Set problem: Copy out all lines of the records in which the word "this" appears.

Exercise input:
'''

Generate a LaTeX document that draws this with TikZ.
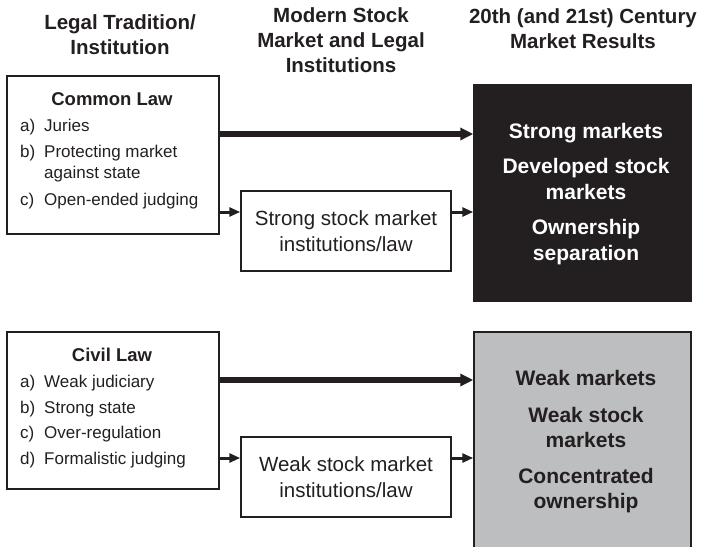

'''
'''

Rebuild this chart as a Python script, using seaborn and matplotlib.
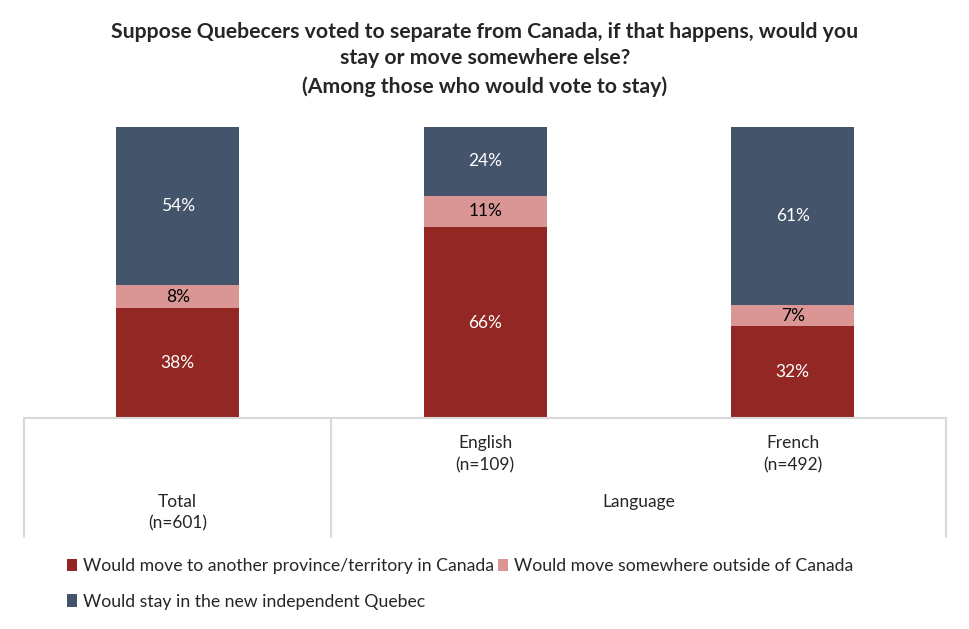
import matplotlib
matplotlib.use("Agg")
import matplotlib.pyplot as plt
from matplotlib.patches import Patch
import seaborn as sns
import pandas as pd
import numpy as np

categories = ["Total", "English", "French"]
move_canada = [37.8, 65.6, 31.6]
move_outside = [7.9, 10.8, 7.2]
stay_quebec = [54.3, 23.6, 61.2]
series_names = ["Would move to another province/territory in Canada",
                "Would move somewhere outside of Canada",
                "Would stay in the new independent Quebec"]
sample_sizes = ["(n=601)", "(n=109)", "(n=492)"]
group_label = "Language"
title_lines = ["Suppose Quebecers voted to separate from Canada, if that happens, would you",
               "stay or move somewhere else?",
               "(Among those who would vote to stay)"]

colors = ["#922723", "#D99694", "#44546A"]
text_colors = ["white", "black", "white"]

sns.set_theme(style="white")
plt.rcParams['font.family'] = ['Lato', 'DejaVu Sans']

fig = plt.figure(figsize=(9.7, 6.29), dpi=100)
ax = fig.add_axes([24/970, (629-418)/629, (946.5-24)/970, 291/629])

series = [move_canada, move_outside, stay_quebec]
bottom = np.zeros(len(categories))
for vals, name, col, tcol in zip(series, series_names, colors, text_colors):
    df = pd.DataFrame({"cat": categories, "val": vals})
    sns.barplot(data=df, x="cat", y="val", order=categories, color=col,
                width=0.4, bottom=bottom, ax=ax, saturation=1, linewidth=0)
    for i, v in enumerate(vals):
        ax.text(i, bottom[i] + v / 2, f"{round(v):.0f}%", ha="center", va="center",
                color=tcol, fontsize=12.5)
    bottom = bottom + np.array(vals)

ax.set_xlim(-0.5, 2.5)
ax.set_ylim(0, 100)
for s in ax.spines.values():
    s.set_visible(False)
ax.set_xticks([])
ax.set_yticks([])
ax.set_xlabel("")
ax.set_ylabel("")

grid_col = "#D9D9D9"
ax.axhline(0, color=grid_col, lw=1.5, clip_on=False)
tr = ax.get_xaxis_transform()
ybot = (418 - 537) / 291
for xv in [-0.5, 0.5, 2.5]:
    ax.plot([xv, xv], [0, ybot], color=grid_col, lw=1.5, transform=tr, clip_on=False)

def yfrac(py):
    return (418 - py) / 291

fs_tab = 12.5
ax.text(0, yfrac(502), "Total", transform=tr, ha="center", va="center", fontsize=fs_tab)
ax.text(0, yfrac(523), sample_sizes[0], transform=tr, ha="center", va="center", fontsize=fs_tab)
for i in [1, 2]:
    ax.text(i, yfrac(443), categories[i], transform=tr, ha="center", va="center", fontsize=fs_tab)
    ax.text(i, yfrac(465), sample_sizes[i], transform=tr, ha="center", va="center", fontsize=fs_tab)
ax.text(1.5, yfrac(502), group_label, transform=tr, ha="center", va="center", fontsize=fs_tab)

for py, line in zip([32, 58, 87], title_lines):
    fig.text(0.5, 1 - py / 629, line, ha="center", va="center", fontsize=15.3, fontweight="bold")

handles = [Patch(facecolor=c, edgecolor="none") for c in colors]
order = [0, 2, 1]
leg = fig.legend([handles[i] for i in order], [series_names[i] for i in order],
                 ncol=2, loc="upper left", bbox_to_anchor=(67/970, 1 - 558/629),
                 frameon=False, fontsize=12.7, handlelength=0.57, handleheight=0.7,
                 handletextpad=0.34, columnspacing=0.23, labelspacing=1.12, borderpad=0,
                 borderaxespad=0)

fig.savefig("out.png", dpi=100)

'''

Completed exercise:
Generate a LaTeX document that draws this with TikZ.
Rebuild this chart as a Python script, using seaborn and matplotlib.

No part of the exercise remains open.